Auffallend ist auch, dass die überwiegende Zahl von Flüchtlingen, die hierzulande zum Christentum wechseln, aus dem Iran stammt. Viele von ihnen seien dort mit dem Islam aufgewachsen, hätten sich dann aber in Deutschland entschieden, die Religion zu wechseln. Über die Motive dahinter sagt Pfarrerin Ute Saß, die selbst mehrere Flüchtlinge getauft hat: "Sie sagen, die Religion, in der sie aufgewachsen sind, hat ihnen nicht das vermittelt, was sie jetzt im christlichen Glauben erfahren: Dass Menschen füreinander da sind, dass sie friedlich miteinander umgehen, dass sie andere achten und respektieren.
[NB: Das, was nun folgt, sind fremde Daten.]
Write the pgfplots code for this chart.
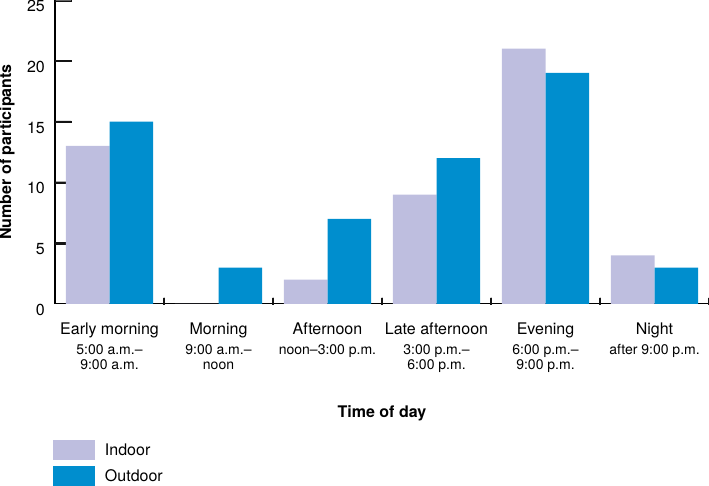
\documentclass[border=0pt]{standalone}
\usepackage{fontspec}
\setmainfont{TeX Gyre Heros}
\usepackage{pgfplots}
\pgfplotsset{compat=1.18}
\definecolor{indoor}{RGB}{190,190,223}
\definecolor{outdoor}{RGB}{0,142,206}
\definecolor{tickc}{RGB}{20,20,20}
\newcommand\cat[2]{{\fontsize{16}{18}\selectfont #1}\\[5pt]#2}
\begin{document}
\begin{tikzpicture}
\begin{axis}[
  scale only axis, width=654pt, height=304pt,
  xmin=0, xmax=6, ymin=0, ymax=25,
  clip=false,
  axis x line*=bottom, axis y line*=left,
  x axis line style={line width=1pt, black},
  y axis line style={line width=1.3pt, black},
  ytick={0,5,...,25},
  xtick={0.5,1.5,...,5.5},
  every tick/.style={draw=none},
  xticklabels={
    {\cat{Early morning}{5:00 a.m.–\\9:00 a.m.}},
    {\cat{Morning}{9:00 a.m.–\\noon}},
    {\cat{Afternoon}{noon–3:00 p.m.}},
    {\cat{Late afternoon}{3:00 p.m.–\\6:00 p.m.}},
    {\cat{Evening}{6:00 p.m.–\\9:00 p.m.}},
    {\cat{Night}{after 9:00 p.m.}}},
  xticklabel style={align=center, anchor=north, inner sep=0pt, yshift=-19pt,
    font=\fontsize{14}{15}\selectfont},
  yticklabel style={anchor=east, inner sep=0pt, xshift=-10pt, yshift=-6pt,
    font=\fontsize{16}{18}\selectfont},
  /pgf/number format/assume math mode=true,
  ylabel={Number of participants},
  ylabel style={at={(axis description cs:-0.0734,0.5)}, anchor=center,
    font=\bfseries\fontsize{16}{18}\selectfont},
  xlabel={Time of day},
  xlabel style={at={(axis description cs:0.5,-0.373)}, anchor=base,
    font=\bfseries\fontsize{16}{18}\selectfont},
  bar width=0.4,
  legend style={at={(axis description cs:-0.00306,-0.4474)}, anchor=north west,
    draw=none, fill=none, inner sep=0pt, outer sep=0pt,
    row sep=6pt, column sep=10pt, nodes={inner sep=0pt},
    font=\fontsize{16}{18}\selectfont},
  legend cell align=left,
]
% tick marks as thin bars, drawn first so that the bars lie over them
\addplot[xbar, fill=tickc, draw=tickc, line width=0.3pt, bar width=1.4pt, bar shift=0pt]
  coordinates {(0.1468,5) (0.1468,10) (0.1468,15) (0.1468,20) (0.1468,25)};
\addplot[ybar, fill=tickc, draw=tickc, line width=0.3pt, bar width=1pt, bar shift=0pt]
  coordinates {(1,0.52) (2,0.52) (3,0.52) (4,0.52) (5,0.52) (6,0.52)};
\addplot[ybar, fill=indoor, draw=none, bar shift=-0.2,
  legend image code/.code={\fill[indoor] (0pt,-10pt) rectangle (42pt,10pt);}]
  coordinates {(0.5,13) (1.5,0) (2.5,2) (3.5,9) (4.5,21) (5.5,4)};
\addplot[ybar, fill=outdoor, draw=none, bar shift=0.2,
  legend image code/.code={\fill[outdoor] (0pt,-10pt) rectangle (42pt,10pt);}]
  coordinates {(0.5,15) (1.5,3) (2.5,7) (3.5,12) (4.5,19) (5.5,3)};
\legend{,,Indoor, Outdoor}
\end{axis}
\pgfresetboundingbox
\path[use as bounding box] ([xshift=-55pt,yshift=-182pt]current axis.south west)
  rectangle (current axis.north east);
\end{tikzpicture}
\end{document}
Und das erleben sie hier in den christlichen Gemeinden."

Neben Konvertiten, die vom Islam zum Christentum übertreten, hat Ute Saß aber auch Flüchtlinge in ihrer Gemeinde getauft, die schon in ihrer iranischen Heimat Kontakt zum Christentum gehabt haben. Dort hätten sie ihren Glauben aber nur in privaten "Hausgemeinden" leben können, denn offiziell Mitglied einer christlichen Kirche zu sein, sei im Iran sehr gefährlich, so die Pfarrerin.
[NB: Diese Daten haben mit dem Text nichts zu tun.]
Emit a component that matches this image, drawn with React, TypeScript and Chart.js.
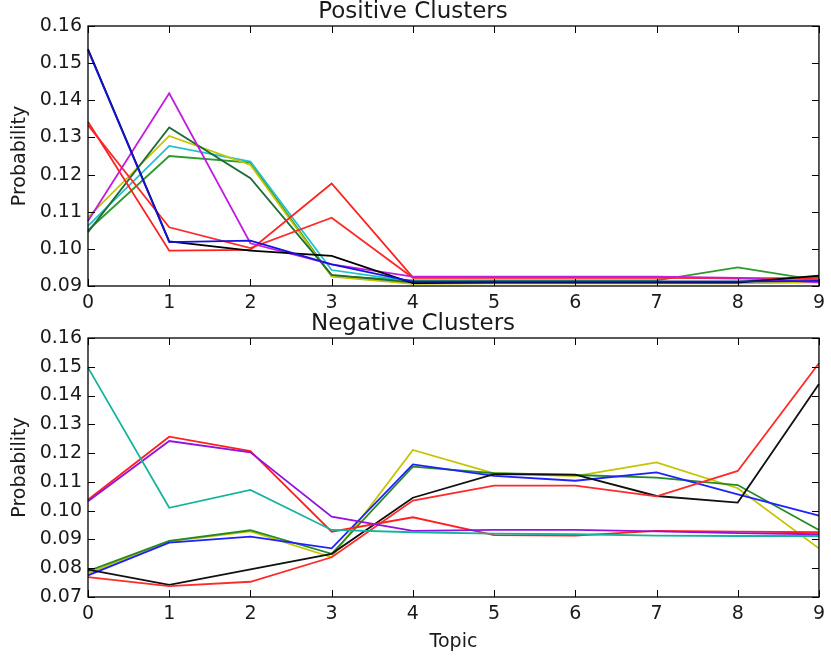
import React, { useEffect, useRef } from "react";
import { Chart, registerables } from "chart.js";

Chart.register(...registerables);

const topics = ["0", "1", "2", "3", "4", "5", "6", "7", "8", "9"];

// Positive clusters
const posBlue = [0.1535, 0.1018, 0.1022, 0.0958, 0.0912, 0.0912, 0.0912, 0.0912, 0.0912, 0.0914];
const posBlack = [0.1538, 0.102, 0.0995, 0.0981, 0.0908, 0.0909, 0.0909, 0.0909, 0.0909, 0.0928];
const posMagenta = [0.1075, 0.1419, 0.1015, 0.0958, 0.0925, 0.0925, 0.0925, 0.0925, 0.0922, 0.091];
const posRedA = [0.1342, 0.0995, 0.0997, 0.1176, 0.0923, 0.0923, 0.0923, 0.0923, 0.092, 0.0922];
const posRedB = [0.1333, 0.1058, 0.1002, 0.1084, 0.0922, 0.0922, 0.0922, 0.0922, 0.0922, 0.0918];
const posDarkGreen = [0.1045, 0.1327, 0.119, 0.093, 0.091, 0.0912, 0.0912, 0.0912, 0.0912, 0.0925];
const posYellow = [0.1085, 0.1304, 0.1226, 0.0925, 0.0906, 0.0907, 0.0907, 0.0907, 0.0907, 0.091];
const posCyan = [0.1062, 0.1277, 0.1235, 0.0943, 0.0912, 0.0912, 0.0912, 0.0912, 0.0912, 0.0912];
const posGreen = [0.105, 0.125, 0.1232, 0.0927, 0.0915, 0.0915, 0.0915, 0.0915, 0.095, 0.0915];

// Negative clusters
const negTeal = [0.1497, 0.101, 0.1072, 0.0933, 0.0925, 0.092, 0.0918, 0.0913, 0.0912, 0.0912];
const negPurple = [0.1033, 0.1242, 0.1203, 0.0979, 0.093, 0.0933, 0.0933, 0.0928, 0.0922, 0.0918];
const negRedB = [0.1038, 0.1257, 0.1207, 0.0927, 0.0977, 0.0915, 0.0913, 0.093, 0.0927, 0.0925];
const negRedC = [0.0769, 0.0738, 0.0753, 0.0838, 0.1035, 0.1087, 0.1087, 0.105, 0.1138, 0.1512];
const negBlack = [0.0795, 0.0742, 0.0796, 0.085, 0.1045, 0.1127, 0.1125, 0.1051, 0.1028, 0.144];
const negBlue = [0.0775, 0.0889, 0.091, 0.0869, 0.1161, 0.1121, 0.1104, 0.1133, 0.1057, 0.0983];
const negGreen = [0.079, 0.0895, 0.0932, 0.085, 0.1153, 0.113, 0.1124, 0.1115, 0.1089, 0.0933];
const negYellow = [0.0782, 0.0893, 0.0928, 0.0838, 0.1211, 0.113, 0.112, 0.1168, 0.1078, 0.0869];

const FONT = "'DejaVu Sans', 'Liberation Sans', sans-serif";
const TEXT = "#1a1a1a";

const frameTicks = {
  id: "frameTicks",
  afterDatasetsDraw(chart: any) {
    const { ctx, chartArea: a, scales } = chart;
    const L = 7;
    ctx.save();
    ctx.strokeStyle = "#000";
    ctx.lineWidth = 1;
    scales.y.ticks.forEach((t: any) => {
      const y = Math.round(scales.y.getPixelForValue(t.value)) + 0.5;
      ctx.beginPath();
      ctx.moveTo(a.left, y);
      ctx.lineTo(a.left + L, y);
      ctx.moveTo(a.right, y);
      ctx.lineTo(a.right - L, y);
      ctx.stroke();
    });
    scales.x.ticks.forEach((_t: any, i: number) => {
      const x = Math.round(scales.x.getPixelForTick(i)) + 0.5;
      ctx.beginPath();
      ctx.moveTo(x, a.bottom);
      ctx.lineTo(x, a.bottom - L);
      ctx.moveTo(x, a.top);
      ctx.lineTo(x, a.top + L);
      ctx.stroke();
    });
    ctx.lineWidth = 1.3;
    ctx.strokeRect(a.left, a.top, a.right - a.left, a.bottom - a.top);
    ctx.restore();
  },
};

function ds(data: number[], color: string) {
  return {
    data,
    borderColor: color,
    backgroundColor: color,
    borderWidth: 1.8,
    pointRadius: 0,
    tension: 0,
    fill: false,
  };
}

function makeConfig(
  title: string,
  datasets: any[],
  yMin: number,
  xAxisHeight: number,
  showXTitle: boolean
) {
  return {
    type: "line" as const,
    data: { labels: topics, datasets },
    plugins: [frameTicks],
    options: {
      animation: false,
      responsive: false,
      devicePixelRatio: 1,
      layout: { padding: { left: 0, right: 5, top: 0, bottom: 0 }, autoPadding: false },
      plugins: {
        legend: { display: false },
        tooltip: { enabled: false },
        title: {
          display: true,
          text: title,
          color: TEXT,
          font: { family: FONT, size: 23, weight: "normal", lineHeight: 1 },
          padding: { top: 1, bottom: 2 },
        },
      },
      scales: {
        x: {
          type: "category",
          offset: false,
          grid: { display: false, drawTicks: false },
          border: { display: false },
          ticks: { color: TEXT, font: { family: FONT, size: 19 }, padding: 6, maxRotation: 0, autoSkip: false },
          title: {
            display: showXTitle,
            text: "Topic",
            color: TEXT,
            font: { family: FONT, size: 19 },
            padding: { top: 0, bottom: 7 },
          },
          afterFit: (s: any) => {
            s.height = xAxisHeight;
          },
        },
        y: {
          min: yMin,
          max: 0.16,
          grid: { display: false, drawTicks: false },
          border: { display: false },
          ticks: {
            stepSize: 0.01,
            color: TEXT,
            font: { family: FONT, size: 19 },
            padding: 6,
            callback: (v: any) => Number(v).toFixed(2),
          },
          title: {
            display: true,
            text: "Probability",
            color: TEXT,
            font: { family: FONT, size: 19 },
            padding: { top: 9, bottom: 0 },
          },
          afterFit: (s: any) => {
            s.width = 88;
          },
        },
      },
    },
  };
}

export default function App() {
  const topRef = useRef<HTMLCanvasElement>(null);
  const botRef = useRef<HTMLCanvasElement>(null);

  useEffect(() => {
    const posSets = [
      ds(posBlue, "#1414e0"),
      ds(posBlack, "#000000"),
      ds(posMagenta, "#c21ce0"),
      ds(posRedA, "#ff2020"),
      ds(posRedB, "#ff2a2a"),
      ds(posDarkGreen, "#1e6b35"),
      ds(posYellow, "#c4c400"),
      ds(posCyan, "#20c0cc"),
      ds(posGreen, "#2c9a2c"),
    ];
    const negSets = [
      ds(negTeal, "#14b49c"),
      ds(negPurple, "#9412e0"),
      ds(negRedB, "#ff2020"),
      ds(negRedC, "#ff2a2a"),
      ds(negBlack, "#111111"),
      ds(negBlue, "#2020ff"),
      ds(negGreen, "#228b22"),
      ds(negYellow, "#c4c400"),
    ];
    const c1 = new Chart(topRef.current as HTMLCanvasElement, makeConfig("Positive Clusters", posSets, 0.09, 26, false) as any);
    const c2 = new Chart(botRef.current as HTMLCanvasElement, makeConfig("Negative Clusters", negSets, 0.07, 63, true) as any);
    return () => {
      c1.destroy();
      c2.destroy();
    };
  }, []);

  return (
    <div style={{ position: "absolute", left: 0, top: 0, width: 831, height: 660, background: "#fff" }}>
      <canvas ref={topRef} width={831} height={312} style={{ position: "absolute", left: 0, top: 0, width: 831, height: 312 }} />
      <canvas ref={botRef} width={831} height={348} style={{ position: "absolute", left: 0, top: 312, width: 831, height: 348 }} />
    </div>
  );
}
Sie glaubt deshalb nicht, dass sich die Menschen nur taufen lassen, um ihre Aufenthaltschancen in Deutschland zu verbessern: "Ich habe eher die Erfahrung gemacht, dass Menschen das Gefühl haben: Wenn ich jetzt hier getauft werde, dann kann ich endlich das leben, was ich sowieso leben wollte. Natürlich ist der Gedanke dabei, dass das die Integration hier auch erleichtern kann." Zwar müssen die Flüchtlinge vor ihrer Taufe keine formale Prüfung ablegen. Dafür werden aber überall die Teilnahme an einem Vorbereitungskurs und regelmäßige Gottesdienstbesuche erwartet. Zwischen dem Taufbegehren und der tatsächlichen Taufe können deshalb mehrere Monate bis hin zu zwei Jahren vergehen.
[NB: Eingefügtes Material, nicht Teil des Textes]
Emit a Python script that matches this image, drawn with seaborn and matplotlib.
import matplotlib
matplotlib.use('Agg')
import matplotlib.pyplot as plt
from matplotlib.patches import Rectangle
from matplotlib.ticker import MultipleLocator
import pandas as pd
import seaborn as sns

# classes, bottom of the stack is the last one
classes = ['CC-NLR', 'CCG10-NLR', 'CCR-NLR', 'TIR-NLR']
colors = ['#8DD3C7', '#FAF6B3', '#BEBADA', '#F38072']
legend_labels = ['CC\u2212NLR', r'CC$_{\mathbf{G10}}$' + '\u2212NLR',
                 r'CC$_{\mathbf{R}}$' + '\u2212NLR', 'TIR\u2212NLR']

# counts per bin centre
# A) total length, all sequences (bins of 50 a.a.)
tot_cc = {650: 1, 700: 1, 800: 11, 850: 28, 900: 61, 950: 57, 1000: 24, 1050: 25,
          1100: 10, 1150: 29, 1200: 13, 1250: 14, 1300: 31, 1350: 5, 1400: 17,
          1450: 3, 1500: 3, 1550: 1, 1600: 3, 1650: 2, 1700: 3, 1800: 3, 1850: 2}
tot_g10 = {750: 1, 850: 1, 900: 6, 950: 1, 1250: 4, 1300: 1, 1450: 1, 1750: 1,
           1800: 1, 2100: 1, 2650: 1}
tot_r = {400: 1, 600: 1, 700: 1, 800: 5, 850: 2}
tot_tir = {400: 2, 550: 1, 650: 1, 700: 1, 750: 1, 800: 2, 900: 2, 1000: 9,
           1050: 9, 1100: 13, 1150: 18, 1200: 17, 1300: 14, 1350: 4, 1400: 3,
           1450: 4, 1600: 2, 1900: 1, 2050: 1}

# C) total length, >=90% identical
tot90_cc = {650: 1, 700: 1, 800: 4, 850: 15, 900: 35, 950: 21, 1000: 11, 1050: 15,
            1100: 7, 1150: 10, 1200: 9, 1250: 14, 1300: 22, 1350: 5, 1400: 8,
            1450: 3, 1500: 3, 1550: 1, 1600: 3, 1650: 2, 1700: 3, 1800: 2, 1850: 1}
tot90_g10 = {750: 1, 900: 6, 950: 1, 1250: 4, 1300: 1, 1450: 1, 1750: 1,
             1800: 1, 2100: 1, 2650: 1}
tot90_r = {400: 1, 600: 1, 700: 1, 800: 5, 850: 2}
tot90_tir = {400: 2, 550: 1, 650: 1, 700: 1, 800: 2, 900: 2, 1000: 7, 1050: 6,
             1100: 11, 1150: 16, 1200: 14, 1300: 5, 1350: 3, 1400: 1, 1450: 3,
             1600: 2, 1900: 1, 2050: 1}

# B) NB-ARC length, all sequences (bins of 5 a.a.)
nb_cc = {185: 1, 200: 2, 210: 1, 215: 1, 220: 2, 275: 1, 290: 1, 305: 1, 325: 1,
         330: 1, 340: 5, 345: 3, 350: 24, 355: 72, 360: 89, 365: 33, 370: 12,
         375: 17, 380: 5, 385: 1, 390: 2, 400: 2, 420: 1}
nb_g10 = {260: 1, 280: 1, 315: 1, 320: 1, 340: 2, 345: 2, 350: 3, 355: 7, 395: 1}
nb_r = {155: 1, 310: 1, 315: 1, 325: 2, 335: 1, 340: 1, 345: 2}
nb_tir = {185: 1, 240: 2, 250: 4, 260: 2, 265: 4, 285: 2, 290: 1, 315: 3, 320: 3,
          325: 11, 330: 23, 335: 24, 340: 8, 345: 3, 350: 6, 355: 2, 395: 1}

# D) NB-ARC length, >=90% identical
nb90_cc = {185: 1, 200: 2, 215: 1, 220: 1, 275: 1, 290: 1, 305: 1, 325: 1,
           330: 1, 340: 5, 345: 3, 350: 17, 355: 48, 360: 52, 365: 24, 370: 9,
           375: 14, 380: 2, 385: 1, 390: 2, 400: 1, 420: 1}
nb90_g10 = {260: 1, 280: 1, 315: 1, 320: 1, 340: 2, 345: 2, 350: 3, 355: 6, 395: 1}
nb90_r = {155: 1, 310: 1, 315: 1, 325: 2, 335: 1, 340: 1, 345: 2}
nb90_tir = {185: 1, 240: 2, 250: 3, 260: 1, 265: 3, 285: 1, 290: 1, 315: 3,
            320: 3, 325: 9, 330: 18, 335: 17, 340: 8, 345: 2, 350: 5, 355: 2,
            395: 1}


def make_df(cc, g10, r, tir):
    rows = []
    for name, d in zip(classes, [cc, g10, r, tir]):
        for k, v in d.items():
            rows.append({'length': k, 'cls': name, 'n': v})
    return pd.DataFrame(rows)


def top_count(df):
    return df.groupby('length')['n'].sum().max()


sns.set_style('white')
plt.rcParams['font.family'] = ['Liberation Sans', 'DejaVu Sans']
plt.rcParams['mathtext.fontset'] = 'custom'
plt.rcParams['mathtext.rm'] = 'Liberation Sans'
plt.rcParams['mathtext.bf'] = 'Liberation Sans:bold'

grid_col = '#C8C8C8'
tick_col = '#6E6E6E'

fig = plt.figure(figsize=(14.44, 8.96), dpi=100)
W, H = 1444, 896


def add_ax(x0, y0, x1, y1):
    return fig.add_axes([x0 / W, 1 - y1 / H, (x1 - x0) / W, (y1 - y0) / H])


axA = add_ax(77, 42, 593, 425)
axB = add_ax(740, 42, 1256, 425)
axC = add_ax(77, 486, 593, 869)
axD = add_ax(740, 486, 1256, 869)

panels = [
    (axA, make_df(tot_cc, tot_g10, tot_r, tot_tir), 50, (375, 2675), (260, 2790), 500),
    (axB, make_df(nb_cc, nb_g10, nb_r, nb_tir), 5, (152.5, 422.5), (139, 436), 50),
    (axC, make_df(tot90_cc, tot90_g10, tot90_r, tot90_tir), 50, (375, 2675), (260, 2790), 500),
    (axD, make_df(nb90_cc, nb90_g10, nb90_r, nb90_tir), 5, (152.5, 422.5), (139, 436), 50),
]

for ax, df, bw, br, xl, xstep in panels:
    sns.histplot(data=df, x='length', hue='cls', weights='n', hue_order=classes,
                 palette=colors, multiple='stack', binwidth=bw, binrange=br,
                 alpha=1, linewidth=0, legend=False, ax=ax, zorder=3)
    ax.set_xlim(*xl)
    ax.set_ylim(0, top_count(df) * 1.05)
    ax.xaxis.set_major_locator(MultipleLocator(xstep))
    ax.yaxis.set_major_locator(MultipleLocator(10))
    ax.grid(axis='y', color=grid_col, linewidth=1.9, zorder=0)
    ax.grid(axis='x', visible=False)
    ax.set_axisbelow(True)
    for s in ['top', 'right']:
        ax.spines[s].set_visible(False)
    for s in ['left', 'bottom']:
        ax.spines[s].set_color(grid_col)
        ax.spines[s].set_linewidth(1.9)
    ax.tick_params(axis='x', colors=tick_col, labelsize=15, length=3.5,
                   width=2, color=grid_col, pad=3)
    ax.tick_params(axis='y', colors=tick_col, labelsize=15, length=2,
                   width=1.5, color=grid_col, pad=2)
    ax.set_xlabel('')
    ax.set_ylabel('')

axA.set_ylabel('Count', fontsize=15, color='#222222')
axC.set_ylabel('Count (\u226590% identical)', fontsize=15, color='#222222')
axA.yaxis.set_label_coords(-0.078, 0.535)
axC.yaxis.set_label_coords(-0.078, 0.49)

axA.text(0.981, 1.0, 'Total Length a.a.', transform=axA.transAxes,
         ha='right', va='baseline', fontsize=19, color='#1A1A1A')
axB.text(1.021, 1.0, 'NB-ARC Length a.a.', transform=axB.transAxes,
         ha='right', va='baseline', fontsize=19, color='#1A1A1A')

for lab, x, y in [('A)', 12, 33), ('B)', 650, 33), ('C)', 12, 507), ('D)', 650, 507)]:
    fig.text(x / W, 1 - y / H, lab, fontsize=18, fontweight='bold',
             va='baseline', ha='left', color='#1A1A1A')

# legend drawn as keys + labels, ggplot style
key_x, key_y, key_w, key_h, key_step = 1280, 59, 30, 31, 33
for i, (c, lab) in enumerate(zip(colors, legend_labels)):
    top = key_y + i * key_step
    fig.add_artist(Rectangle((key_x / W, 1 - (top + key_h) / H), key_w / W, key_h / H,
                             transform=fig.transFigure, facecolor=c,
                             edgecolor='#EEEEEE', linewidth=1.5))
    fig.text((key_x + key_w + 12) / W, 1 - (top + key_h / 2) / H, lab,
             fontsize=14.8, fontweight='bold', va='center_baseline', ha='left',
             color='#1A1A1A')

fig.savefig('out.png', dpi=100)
Für Muslime bedeutet die christliche Taufe einen radikalen Schnitt, denn auf die Abkehr vom Islam steht in vielen muslimischen Staaten die Todesstrafe. Nicht selten bedeutet der Übertritt zum Christentum auch einen Bruch mit der eigenen Familie. Eine Garantie, nach der Taufe nicht in die muslimische Heimat abgeschoben zu werden, gibt es aber trotz allem nicht, schreibt die Wochenzeitung DIE ZEIT: "Denn die Gründe für den Glaubenswechsel werden von den Mitarbeitern des Bundesamts für Migration und Flüchtlinge sowie von Richtern überprüft. Der Flüchtling muss beweisen, dass er die neue Religion kennt, und glaubhaft machen, dass es ihm damit wirklich ernst ist. (…) Auch eine Abschiebung im Rahmen des Dublin-Abkommens, also die Rückführung in das erste EU-Land, in dem die Flüchtlinge ankamen, verhindert ein Glaubenswechsel nicht. Weil aber in den europäischen Staaten unterschiedliche Regeln gelten, kann eine Ausweisung etwa nach Schweden am Ende auch die erzwungene Rückkehr in den Iran bedeuten.